All of the data should be repeated exactly; pictures are not part of the copy.

++++ Data section

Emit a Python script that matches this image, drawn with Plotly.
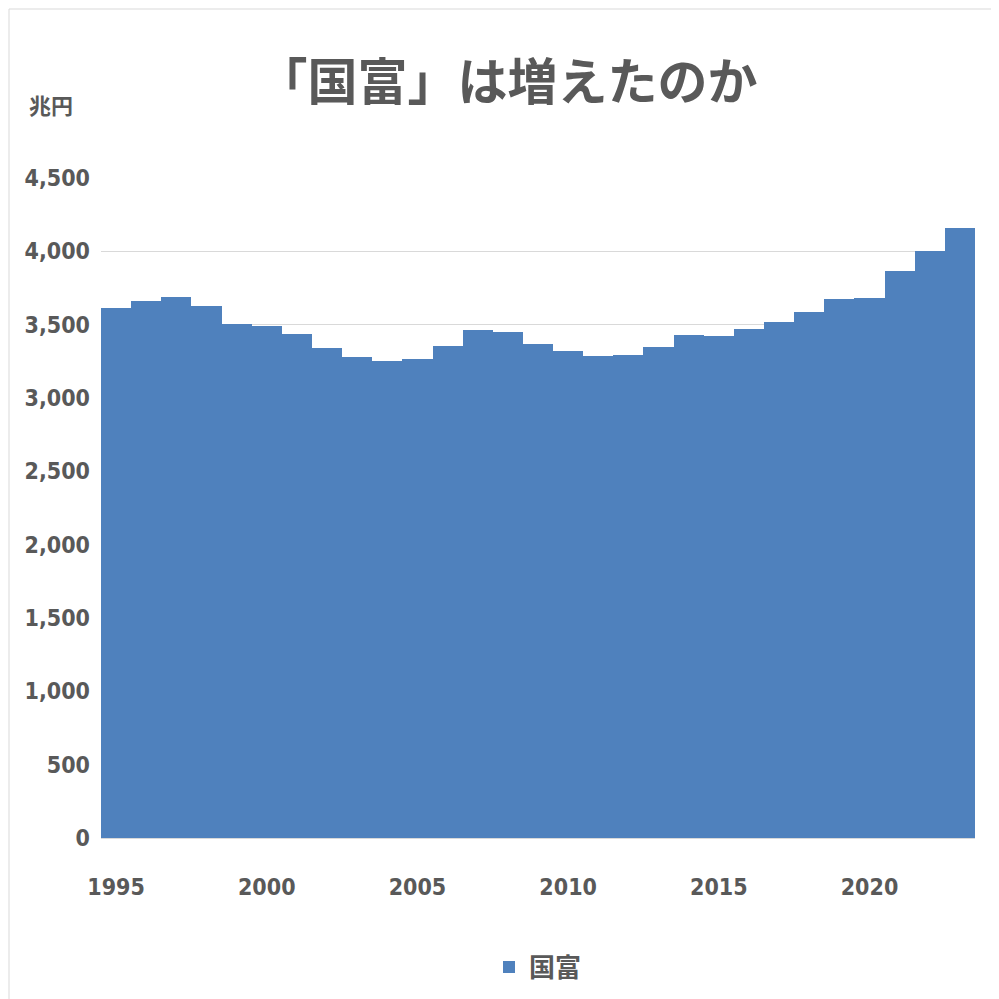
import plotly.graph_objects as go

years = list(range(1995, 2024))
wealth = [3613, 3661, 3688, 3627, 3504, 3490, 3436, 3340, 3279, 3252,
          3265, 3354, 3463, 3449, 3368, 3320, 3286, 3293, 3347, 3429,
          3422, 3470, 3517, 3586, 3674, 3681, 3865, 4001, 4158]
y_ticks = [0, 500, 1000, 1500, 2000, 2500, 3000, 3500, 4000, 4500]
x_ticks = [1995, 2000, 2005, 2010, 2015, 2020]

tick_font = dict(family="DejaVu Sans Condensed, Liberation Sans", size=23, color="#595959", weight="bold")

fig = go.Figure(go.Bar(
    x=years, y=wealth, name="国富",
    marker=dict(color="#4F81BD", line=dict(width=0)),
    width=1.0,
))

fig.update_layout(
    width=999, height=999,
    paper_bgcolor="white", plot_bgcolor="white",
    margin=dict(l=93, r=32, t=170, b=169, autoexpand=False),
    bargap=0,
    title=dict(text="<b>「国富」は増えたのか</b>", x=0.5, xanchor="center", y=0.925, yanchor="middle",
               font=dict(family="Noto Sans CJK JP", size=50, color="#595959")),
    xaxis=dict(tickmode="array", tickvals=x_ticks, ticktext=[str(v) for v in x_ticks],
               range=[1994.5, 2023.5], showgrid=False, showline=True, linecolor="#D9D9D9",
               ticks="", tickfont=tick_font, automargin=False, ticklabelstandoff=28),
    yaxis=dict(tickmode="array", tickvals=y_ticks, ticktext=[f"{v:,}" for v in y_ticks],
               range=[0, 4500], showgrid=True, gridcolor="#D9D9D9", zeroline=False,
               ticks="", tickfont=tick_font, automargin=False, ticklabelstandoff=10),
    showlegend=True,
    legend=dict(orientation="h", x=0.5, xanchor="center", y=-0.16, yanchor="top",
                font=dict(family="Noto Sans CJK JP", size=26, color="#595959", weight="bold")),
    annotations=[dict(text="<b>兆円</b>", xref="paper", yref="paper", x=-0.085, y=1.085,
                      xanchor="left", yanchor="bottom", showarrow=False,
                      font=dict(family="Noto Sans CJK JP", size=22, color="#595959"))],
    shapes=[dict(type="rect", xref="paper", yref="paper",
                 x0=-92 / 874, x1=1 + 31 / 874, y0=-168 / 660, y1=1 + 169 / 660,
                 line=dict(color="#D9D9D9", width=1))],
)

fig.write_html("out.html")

++++++++

▶ Task solution
Emit a Python script that matches this image, drawn with Plotly.
import plotly.graph_objects as go

years = list(range(1995, 2024))
wealth = [3613, 3661, 3688, 3627, 3504, 3490, 3436, 3340, 3279, 3252,
          3265, 3354, 3463, 3449, 3368, 3320, 3286, 3293, 3347, 3429,
          3422, 3470, 3517, 3586, 3674, 3681, 3865, 4001, 4158]
y_ticks = [0, 500, 1000, 1500, 2000, 2500, 3000, 3500, 4000, 4500]
x_ticks = [1995, 2000, 2005, 2010, 2015, 2020]

tick_font = dict(family="DejaVu Sans Condensed, Liberation Sans", size=23, color="#595959", weight="bold")

fig = go.Figure(go.Bar(
    x=years, y=wealth, name="国富",
    marker=dict(color="#4F81BD", line=dict(width=0)),
    width=1.0,
))

fig.update_layout(
    width=999, height=999,
    paper_bgcolor="white", plot_bgcolor="white",
    margin=dict(l=93, r=32, t=170, b=169, autoexpand=False),
    bargap=0,
    title=dict(text="<b>「国富」は増えたのか</b>", x=0.5, xanchor="center", y=0.925, yanchor="middle",
               font=dict(family="Noto Sans CJK JP", size=50, color="#595959")),
    xaxis=dict(tickmode="array", tickvals=x_ticks, ticktext=[str(v) for v in x_ticks],
               range=[1994.5, 2023.5], showgrid=False, showline=True, linecolor="#D9D9D9",
               ticks="", tickfont=tick_font, automargin=False, ticklabelstandoff=28),
    yaxis=dict(tickmode="array", tickvals=y_ticks, ticktext=[f"{v:,}" for v in y_ticks],
               range=[0, 4500], showgrid=True, gridcolor="#D9D9D9", zeroline=False,
               ticks="", tickfont=tick_font, automargin=False, ticklabelstandoff=10),
    showlegend=True,
    legend=dict(orientation="h", x=0.5, xanchor="center", y=-0.16, yanchor="top",
                font=dict(family="Noto Sans CJK JP", size=26, color="#595959", weight="bold")),
    annotations=[dict(text="<b>兆円</b>", xref="paper", yref="paper", x=-0.085, y=1.085,
                      xanchor="left", yanchor="bottom", showarrow=False,
                      font=dict(family="Noto Sans CJK JP", size=22, color="#595959"))],
    shapes=[dict(type="rect", xref="paper", yref="paper",
                 x0=-92 / 874, x1=1 + 31 / 874, y0=-168 / 660, y1=1 + 169 / 660,
                 line=dict(color="#D9D9D9", width=1))],
)

fig.write_html("out.html")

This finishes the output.